Working with the actors was a joy, Potter said.

“It’s just been so much fun, and we hope that the audience feels the same way,” he said.

Emmanuel Hanson, who plays the Blue Fairy, said she’s glad to be able to put on a show at all and is grateful for the audience to come and support them.

“I really enjoyed our rehearsal process, figuring out characters, working with other cast members and the wonderful directors who have made this show possible,” Hanson said.

The set up with the narrators and traveling theater troupe feels like a play within a play, said Mary Rother, who plays Pinocchio.

“It’s not something that we’ve done before over here, and I do think that’s very interesting,” Rother said.
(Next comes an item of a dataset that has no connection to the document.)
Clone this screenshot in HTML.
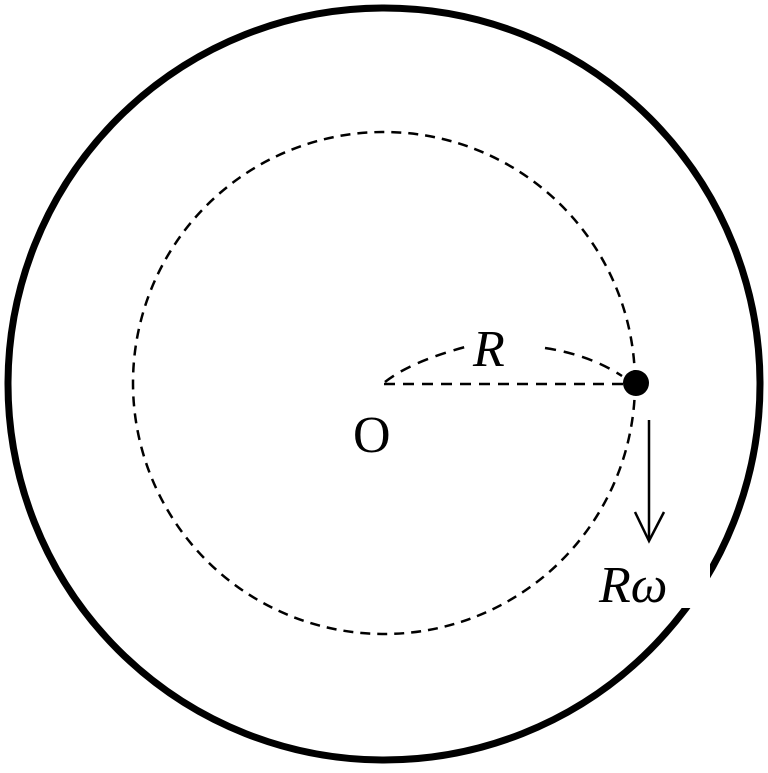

Pinocchio, an extrovert who interacts with all sorts of crazy characters, is a fun role to play, she added.

“The whole thing is him experiencing new things,” she said. “It’s basically like the first few days of his life.”

Audiences will enjoy the fast-paced, high energy of the show, Rother said.

“Once Upon a Pine: The Adventures of Pinocchio” runs through Sunday, March 7, at The Phipps Center for the Arts. Performances will feature a socially distanced seating plan with $25 capacity. Masks are required.